How can we ensure a sense of “certainty” and security?
Recently, a set of data has drawn attention:
The Strait of Hormuz accounts for one-fifth of global oil transportation and one-fifth of liquefied natural gas trade worldwide. About 80% of Japanese oil tankers must pass through this strait, and over 40% of China’s crude oil imports also go through it.
Some analysts say that if conflicts persist, these countries “lack the capacity to buffer such shocks.”
The implication is that, regardless of whether the strait is physically closed, the security risks have already deterred or prevented most international oil tankers from passing. Oil produced by Gulf countries cannot be exported, leading directly to severe shortages for energy-importing nations.
Is it really that simple?
Professor Wang Xu from Beijing Foreign Studies University, who specializes in maritime routes, told Tan Zhu:
Long-term blockade of the Strait of Hormuz would have widespread negative impacts and is neither politically nor economically in Iran’s best interests. That’s why, historically, this strait has never been permanently cut off. Iran’s recent statements and actions regarding the blockade reflect this objective reality.
Furthermore, from the perspective of “energy survival,” even if the Strait of Hormuz were bypassed, global supply and economic operations would not come to an abrupt halt. The real impact of the strait’s risks is on higher-level issues such as global economic operating costs and growth expectations.
Middle Eastern oil-exporting countries are already planning alternative routes to bypass the strait.
|| Saudi Arabia’s East-West Pipeline.
From the Abqaiq oil processing center directly to the Red Sea port of Yanbu, with a designed capacity of 5 million barrels per day, primarily to export oil via the Red Sea, bypassing the Strait of Hormuz.
|| UAE’s Abu Dhabi Pipeline.
From the Habshan oil field directly to the port of Fujeirah on the east coast, with a designed capacity of 1.5 million barrels per day, also intended to bypass the Strait of Hormuz when necessary.
Meanwhile, transportation through routes via the Cape of Good Hope, the Danish Strait, the Turkish Strait, and the Panama Canal is increasing, and supply from non-Gulf regions is also rising.
While these routes cannot fully replace the Strait of Hormuz, they can alleviate short-term pressure. This also indicates that the global energy landscape is evolving toward diversification and decentralization.
Specifically, regarding energy-importing countries:
How can they enhance their rapid recovery capabilities in the face of uncertainty to hedge risks?
Tan Zhu found that China is already building systemic buffer and adaptation capabilities.
For example, diversifying imports to mitigate the “choke point dilemma.”
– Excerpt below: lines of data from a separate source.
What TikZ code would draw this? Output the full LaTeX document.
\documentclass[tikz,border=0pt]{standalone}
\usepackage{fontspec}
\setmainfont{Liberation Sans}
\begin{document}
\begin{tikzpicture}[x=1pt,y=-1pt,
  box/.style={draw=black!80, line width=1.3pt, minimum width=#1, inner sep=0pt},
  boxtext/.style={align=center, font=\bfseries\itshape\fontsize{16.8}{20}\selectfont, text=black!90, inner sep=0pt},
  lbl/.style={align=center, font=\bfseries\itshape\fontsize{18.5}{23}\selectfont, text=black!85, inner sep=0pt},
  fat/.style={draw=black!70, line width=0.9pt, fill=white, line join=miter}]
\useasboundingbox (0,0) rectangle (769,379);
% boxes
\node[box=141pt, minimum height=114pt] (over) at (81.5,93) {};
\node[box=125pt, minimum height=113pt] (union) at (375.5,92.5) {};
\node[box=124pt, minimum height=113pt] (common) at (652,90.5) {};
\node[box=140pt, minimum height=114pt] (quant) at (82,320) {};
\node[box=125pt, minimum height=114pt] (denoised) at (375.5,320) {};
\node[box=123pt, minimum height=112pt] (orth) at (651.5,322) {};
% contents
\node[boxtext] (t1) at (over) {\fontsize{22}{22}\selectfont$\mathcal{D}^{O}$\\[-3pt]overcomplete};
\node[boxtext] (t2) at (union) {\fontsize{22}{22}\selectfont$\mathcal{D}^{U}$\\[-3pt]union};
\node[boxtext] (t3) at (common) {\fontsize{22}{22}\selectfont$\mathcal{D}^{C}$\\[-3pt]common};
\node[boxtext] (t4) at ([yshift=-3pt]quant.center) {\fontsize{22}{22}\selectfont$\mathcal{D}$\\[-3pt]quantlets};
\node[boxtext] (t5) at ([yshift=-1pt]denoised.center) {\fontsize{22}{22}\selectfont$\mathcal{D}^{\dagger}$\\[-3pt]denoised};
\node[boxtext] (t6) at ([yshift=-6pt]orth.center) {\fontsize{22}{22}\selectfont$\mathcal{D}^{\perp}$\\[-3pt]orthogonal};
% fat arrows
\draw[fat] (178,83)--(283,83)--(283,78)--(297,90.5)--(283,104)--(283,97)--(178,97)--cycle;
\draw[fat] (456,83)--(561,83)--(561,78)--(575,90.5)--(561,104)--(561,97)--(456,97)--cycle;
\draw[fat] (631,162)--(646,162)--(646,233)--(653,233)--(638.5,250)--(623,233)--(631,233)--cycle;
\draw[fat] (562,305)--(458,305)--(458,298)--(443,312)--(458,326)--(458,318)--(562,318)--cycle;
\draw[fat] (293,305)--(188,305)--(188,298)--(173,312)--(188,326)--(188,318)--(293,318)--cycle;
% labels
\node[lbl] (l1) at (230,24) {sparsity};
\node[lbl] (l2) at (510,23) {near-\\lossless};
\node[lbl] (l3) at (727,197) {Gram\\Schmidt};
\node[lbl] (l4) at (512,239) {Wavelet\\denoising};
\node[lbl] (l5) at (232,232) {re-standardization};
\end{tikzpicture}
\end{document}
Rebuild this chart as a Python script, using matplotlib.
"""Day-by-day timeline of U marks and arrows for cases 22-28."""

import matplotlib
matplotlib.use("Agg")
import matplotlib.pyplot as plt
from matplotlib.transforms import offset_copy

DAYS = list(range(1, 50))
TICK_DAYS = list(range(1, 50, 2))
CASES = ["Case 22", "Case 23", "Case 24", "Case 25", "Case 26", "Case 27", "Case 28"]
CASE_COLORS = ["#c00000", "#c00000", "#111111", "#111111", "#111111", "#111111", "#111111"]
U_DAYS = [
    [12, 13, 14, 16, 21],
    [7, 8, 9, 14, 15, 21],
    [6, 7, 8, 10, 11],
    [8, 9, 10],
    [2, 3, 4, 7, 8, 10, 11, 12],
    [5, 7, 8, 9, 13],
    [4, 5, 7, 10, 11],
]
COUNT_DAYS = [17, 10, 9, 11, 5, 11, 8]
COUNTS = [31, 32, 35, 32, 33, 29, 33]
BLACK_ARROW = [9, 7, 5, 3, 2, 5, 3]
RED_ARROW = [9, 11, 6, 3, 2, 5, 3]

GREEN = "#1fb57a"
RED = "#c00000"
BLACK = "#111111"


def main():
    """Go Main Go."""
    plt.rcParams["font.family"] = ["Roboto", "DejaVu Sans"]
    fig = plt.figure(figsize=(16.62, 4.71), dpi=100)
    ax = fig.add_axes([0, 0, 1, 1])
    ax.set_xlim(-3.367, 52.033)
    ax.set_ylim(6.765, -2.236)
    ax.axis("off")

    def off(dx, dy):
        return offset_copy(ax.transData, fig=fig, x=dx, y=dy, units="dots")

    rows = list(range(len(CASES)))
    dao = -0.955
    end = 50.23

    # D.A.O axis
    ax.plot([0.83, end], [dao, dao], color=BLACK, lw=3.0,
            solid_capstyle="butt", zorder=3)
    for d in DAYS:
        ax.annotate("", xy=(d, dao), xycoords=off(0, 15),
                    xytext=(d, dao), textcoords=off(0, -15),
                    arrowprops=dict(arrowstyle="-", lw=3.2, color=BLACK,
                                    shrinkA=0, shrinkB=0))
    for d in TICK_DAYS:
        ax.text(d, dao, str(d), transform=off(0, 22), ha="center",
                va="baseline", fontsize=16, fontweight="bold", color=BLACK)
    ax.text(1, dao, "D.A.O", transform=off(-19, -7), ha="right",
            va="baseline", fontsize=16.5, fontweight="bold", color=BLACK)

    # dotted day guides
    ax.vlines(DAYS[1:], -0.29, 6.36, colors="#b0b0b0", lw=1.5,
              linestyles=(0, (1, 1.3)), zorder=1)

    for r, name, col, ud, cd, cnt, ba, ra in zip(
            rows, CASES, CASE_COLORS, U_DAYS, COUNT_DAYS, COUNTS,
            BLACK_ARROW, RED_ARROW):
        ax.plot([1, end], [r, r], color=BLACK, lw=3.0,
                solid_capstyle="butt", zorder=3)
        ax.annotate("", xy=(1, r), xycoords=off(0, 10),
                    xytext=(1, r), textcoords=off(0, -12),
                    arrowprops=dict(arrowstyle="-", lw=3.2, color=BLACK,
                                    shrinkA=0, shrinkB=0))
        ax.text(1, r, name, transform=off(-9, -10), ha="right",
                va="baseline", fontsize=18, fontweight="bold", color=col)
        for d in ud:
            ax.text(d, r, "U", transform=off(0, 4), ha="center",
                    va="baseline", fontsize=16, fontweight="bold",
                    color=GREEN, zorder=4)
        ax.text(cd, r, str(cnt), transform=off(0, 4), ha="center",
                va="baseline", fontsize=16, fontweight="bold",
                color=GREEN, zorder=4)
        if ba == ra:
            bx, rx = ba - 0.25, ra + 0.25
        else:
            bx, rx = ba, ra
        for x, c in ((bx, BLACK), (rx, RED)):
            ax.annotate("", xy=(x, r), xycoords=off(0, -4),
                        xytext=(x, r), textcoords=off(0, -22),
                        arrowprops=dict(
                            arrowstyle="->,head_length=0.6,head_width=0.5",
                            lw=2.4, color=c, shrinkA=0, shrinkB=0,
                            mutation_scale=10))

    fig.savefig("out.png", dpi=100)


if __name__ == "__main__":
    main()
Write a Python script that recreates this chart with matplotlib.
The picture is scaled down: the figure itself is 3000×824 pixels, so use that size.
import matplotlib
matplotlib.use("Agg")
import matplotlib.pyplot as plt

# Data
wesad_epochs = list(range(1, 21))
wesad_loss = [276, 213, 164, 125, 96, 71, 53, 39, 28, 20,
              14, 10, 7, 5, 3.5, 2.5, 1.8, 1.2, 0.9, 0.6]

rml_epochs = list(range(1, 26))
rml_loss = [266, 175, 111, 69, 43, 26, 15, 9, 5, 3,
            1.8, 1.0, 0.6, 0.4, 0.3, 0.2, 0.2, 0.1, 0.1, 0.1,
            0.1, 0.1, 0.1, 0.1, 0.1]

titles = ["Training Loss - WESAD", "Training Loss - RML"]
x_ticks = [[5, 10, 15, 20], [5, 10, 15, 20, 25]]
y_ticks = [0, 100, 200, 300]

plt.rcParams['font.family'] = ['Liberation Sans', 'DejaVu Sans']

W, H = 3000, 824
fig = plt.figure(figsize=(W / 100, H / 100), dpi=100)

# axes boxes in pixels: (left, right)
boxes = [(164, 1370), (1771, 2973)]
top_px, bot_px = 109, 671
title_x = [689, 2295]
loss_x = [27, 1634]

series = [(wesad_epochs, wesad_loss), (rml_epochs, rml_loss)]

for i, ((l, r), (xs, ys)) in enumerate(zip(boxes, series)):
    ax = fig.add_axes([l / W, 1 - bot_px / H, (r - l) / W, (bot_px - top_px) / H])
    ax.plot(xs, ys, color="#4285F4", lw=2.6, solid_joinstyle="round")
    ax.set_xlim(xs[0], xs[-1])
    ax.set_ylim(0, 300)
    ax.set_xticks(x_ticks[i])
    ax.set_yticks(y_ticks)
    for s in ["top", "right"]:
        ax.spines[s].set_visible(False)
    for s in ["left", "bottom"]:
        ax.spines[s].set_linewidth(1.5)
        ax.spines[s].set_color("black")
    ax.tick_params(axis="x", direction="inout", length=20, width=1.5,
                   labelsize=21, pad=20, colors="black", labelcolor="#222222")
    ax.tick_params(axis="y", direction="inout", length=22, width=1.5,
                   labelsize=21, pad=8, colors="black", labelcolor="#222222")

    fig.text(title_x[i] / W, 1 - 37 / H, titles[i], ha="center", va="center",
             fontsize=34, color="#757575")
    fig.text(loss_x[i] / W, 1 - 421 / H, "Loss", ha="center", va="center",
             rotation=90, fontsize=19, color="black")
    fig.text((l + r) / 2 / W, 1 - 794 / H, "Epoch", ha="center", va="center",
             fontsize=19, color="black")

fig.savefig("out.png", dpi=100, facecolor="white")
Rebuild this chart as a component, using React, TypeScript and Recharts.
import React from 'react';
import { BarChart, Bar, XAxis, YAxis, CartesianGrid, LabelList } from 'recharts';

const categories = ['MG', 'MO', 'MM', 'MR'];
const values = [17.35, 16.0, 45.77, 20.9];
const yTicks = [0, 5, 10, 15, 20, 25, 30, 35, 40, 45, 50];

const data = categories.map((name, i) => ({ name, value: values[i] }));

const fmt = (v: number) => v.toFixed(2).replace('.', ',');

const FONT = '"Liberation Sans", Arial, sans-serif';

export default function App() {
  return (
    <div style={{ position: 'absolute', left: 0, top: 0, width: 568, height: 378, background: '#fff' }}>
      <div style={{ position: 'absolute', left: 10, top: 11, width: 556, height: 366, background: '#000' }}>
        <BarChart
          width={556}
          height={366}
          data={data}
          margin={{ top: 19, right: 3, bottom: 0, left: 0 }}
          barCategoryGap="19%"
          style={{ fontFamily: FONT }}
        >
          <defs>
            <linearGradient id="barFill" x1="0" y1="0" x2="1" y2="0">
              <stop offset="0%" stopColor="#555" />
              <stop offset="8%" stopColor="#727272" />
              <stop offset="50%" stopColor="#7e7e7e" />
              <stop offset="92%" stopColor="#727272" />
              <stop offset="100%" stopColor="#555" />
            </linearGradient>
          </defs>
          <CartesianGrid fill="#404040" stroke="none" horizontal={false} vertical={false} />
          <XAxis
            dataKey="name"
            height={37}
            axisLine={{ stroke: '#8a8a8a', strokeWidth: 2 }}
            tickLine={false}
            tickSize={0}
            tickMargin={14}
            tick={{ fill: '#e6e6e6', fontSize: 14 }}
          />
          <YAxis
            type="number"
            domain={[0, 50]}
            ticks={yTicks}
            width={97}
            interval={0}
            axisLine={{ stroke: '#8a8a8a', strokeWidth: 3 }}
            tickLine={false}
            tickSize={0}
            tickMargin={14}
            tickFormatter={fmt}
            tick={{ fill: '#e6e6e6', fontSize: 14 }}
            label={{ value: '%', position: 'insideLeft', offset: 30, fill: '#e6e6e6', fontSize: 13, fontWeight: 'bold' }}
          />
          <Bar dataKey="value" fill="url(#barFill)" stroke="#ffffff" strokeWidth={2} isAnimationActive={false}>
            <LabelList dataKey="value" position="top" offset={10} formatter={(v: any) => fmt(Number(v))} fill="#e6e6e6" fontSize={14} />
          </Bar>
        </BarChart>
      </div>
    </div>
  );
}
China’s crude oil import sources have reached 49 countries. Meanwhile, the entire energy transportation network is highly diversified:
|| Three overland pipelines—China-Russia, China-Kazakhstan, China-Myanmar—effectively disperse maritime risks;
|| The China-Russia East Line natural gas pipeline has an annual capacity of 38 billion cubic meters, and the upcoming “Siberia Force 2” will add an additional 50 billion cubic meters annually;
|| The Arctic route’s future normalization allows bypassing traditional channels, shortening transit times and avoiding the Middle East’s geopolitical hotspots.
This diversification is not only to cope with supply disruptions but also to expand bargaining power—whoever controls more flexible transportation routes is more likely to hedge against vulnerabilities at specific geographic nodes, manage risk premiums amid market turbulence, and keep overall energy import costs within strategic safety margins.
Beyond building defenses, a more crucial step is to actively participate in maritime security governance and influence the underlying rules, thereby shifting the geopolitical game.
This rule-setting influence is not just wishful thinking but rooted in China’s unique influence as a major power. A detail: over three months ago, China officially inaugurated its Permanent Mission to the International Maritime Organization, marking China’s deepening involvement in shaping global maritime rules.
This influence manifests practically during crises.
Tan Zhu observed that in recent days, some ships have still passed smoothly through the Strait of Hormuz. One vessel, during transit, changed its Automatic Identification System (AIS) destination from “Pending” to “Chinese shipowner.”
“Transit dividends” are a tangible reflection of political influence. They prove that China’s call for communication and negotiation is not empty talk but a real “hard currency” that can effectively reduce shipping risks.
Wang Xu told Tan Zhu that the security interests of global maritime routes are inseparable, and international cooperation is needed. China is an important contributor to security governance and is expected by the world to play a greater role. If the security situation worsens further, China could consider coordinating energy import and export parties within multilateral frameworks and initiating a more inclusive joint escort mechanism.
In this ultimate test of energy resilience, China is not only a participant but also a builder. This is not only a responsibility of a major power but also the strongest demonstration of the concept of “resilience.”